:: Extracted data ::
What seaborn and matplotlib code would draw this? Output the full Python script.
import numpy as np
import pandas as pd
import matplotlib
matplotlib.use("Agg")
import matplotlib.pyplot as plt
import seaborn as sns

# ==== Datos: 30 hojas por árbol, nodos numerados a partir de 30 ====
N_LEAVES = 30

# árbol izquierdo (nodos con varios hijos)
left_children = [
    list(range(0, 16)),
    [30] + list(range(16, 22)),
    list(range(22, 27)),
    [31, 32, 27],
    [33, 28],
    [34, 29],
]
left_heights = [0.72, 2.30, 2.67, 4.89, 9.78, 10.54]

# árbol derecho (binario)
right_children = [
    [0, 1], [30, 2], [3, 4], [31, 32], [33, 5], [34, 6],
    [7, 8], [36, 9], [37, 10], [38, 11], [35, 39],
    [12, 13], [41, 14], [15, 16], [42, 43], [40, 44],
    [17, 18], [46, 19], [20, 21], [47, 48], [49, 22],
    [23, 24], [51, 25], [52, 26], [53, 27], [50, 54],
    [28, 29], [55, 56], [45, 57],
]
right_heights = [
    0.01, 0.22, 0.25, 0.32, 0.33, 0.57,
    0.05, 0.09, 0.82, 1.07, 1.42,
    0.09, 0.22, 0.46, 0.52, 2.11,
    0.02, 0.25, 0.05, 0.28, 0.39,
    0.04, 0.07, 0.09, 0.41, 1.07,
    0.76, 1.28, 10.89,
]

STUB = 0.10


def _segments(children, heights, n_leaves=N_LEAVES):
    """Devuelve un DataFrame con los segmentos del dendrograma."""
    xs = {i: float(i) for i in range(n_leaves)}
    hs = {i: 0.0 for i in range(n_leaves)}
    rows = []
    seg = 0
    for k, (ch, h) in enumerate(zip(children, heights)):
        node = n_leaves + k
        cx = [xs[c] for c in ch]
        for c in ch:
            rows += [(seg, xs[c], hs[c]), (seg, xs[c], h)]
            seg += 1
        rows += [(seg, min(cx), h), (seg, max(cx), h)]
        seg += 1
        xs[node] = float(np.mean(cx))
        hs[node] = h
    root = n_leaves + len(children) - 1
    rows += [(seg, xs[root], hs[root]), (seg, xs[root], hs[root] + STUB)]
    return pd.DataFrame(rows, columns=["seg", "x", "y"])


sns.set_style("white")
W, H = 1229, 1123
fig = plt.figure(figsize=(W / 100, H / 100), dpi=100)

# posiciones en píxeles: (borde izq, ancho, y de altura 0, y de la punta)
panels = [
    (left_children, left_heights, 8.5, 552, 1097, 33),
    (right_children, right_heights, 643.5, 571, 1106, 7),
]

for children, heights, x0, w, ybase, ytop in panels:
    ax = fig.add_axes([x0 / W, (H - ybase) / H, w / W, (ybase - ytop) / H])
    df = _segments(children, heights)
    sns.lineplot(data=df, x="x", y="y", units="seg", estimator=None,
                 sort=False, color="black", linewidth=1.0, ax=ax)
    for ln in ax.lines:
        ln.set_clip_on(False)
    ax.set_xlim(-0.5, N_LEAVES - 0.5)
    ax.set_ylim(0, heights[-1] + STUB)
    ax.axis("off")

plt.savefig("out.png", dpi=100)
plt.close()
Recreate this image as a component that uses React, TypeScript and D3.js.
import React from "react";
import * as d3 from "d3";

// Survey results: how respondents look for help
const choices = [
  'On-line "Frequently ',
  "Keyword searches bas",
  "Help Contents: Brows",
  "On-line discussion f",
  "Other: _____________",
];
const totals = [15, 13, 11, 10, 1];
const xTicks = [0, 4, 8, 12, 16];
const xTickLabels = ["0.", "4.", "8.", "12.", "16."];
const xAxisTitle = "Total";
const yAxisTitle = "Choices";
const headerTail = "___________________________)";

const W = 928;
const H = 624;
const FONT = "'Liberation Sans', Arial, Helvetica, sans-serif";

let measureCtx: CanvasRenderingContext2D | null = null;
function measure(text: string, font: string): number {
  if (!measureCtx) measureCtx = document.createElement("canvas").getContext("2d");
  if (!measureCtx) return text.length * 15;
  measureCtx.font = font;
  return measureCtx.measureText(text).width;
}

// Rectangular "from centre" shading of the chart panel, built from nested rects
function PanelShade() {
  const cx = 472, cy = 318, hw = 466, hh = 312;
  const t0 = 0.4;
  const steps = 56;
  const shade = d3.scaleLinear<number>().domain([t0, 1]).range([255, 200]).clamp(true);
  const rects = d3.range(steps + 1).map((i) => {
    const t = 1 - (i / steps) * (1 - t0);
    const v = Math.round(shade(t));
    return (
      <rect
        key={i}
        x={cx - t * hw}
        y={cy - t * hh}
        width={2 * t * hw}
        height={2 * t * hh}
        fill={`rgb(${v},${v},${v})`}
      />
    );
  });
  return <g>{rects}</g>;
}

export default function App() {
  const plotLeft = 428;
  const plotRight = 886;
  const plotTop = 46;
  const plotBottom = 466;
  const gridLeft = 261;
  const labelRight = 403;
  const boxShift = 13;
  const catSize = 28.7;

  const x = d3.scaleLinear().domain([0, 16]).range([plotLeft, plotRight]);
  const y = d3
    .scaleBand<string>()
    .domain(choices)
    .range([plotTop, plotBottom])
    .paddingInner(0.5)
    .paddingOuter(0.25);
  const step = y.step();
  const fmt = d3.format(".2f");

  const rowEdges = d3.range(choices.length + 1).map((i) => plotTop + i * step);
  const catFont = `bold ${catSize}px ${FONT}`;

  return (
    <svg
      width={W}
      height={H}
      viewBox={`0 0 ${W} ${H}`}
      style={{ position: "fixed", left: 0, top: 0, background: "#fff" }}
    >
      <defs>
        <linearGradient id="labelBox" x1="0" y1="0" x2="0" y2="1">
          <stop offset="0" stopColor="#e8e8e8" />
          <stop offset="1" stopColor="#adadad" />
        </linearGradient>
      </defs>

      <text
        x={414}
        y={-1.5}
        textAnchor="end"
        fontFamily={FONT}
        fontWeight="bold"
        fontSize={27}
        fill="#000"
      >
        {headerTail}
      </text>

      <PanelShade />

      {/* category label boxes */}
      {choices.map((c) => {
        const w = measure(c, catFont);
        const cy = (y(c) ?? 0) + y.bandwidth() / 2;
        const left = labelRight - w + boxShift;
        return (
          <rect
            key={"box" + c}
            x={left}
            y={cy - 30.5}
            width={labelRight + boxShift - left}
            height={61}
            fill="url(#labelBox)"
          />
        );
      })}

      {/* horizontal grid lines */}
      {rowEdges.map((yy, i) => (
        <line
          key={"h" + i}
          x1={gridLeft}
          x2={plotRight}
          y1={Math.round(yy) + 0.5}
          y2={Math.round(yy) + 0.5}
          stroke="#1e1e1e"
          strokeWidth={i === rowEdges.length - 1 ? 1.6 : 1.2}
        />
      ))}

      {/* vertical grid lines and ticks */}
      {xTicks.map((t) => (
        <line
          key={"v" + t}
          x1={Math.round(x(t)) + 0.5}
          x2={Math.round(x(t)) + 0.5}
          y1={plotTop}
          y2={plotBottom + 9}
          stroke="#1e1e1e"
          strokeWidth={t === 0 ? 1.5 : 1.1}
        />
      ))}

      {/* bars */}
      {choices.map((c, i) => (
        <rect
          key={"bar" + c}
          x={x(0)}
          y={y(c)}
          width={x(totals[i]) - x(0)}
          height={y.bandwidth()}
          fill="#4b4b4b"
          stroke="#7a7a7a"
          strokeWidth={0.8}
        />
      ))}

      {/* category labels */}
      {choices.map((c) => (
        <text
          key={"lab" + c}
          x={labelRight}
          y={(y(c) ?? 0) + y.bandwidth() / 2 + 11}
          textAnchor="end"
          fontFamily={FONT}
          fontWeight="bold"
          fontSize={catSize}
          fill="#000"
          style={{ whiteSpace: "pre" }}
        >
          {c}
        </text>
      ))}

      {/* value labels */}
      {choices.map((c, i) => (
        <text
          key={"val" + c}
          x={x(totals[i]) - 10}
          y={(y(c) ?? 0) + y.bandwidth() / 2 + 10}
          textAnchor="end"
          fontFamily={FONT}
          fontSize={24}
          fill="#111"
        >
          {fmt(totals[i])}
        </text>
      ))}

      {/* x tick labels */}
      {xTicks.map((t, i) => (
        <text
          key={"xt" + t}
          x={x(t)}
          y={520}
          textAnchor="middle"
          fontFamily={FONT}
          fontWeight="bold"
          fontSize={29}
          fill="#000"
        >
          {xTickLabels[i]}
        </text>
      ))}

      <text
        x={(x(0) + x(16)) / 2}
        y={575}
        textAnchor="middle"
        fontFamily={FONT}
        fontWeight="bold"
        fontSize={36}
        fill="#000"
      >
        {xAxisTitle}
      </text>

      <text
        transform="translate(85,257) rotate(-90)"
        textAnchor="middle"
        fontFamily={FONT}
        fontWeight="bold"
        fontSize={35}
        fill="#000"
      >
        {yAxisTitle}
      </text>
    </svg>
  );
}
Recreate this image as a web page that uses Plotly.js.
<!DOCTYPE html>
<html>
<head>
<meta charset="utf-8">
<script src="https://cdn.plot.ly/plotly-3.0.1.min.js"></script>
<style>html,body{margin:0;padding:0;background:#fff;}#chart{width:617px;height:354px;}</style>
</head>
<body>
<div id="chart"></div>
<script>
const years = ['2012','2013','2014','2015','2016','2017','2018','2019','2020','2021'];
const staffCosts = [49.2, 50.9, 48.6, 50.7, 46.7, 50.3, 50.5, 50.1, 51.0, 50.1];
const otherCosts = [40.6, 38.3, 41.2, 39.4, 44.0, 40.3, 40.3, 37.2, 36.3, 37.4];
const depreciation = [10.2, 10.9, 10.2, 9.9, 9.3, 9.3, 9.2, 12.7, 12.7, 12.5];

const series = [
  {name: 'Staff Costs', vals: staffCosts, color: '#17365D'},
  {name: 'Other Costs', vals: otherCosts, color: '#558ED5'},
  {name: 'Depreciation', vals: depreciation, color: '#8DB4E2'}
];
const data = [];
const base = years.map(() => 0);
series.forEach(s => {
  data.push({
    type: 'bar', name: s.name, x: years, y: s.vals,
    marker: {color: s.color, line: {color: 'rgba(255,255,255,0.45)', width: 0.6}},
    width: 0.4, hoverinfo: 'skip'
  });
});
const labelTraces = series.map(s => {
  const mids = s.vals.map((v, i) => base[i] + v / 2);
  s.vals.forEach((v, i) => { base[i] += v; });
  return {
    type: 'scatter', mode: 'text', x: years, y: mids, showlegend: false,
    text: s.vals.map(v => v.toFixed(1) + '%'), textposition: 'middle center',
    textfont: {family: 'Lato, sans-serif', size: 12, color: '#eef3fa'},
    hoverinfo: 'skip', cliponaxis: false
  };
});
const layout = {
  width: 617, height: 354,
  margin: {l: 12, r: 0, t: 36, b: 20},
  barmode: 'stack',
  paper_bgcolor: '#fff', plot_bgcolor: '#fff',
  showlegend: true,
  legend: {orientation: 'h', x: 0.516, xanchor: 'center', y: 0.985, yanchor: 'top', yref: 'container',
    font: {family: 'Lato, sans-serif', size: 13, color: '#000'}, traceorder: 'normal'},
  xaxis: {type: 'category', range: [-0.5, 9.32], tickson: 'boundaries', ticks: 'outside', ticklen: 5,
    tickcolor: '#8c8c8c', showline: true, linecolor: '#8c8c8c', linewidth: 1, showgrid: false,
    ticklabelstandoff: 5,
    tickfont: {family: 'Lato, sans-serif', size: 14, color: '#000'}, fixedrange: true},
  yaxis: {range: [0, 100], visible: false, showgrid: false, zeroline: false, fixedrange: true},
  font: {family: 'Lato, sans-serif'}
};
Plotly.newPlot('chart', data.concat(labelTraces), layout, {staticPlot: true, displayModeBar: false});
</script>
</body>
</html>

:: Problem to work on ::
Out of the data above, set down the lines from the one with "Recreate this image as a component" to the one with "import * as", both included, exactly as written and with no additions.

:: Result for this exercise ::
Recreate this image as a component that uses React, TypeScript and D3.js.
import React from "react";
import * as d3 from "d3";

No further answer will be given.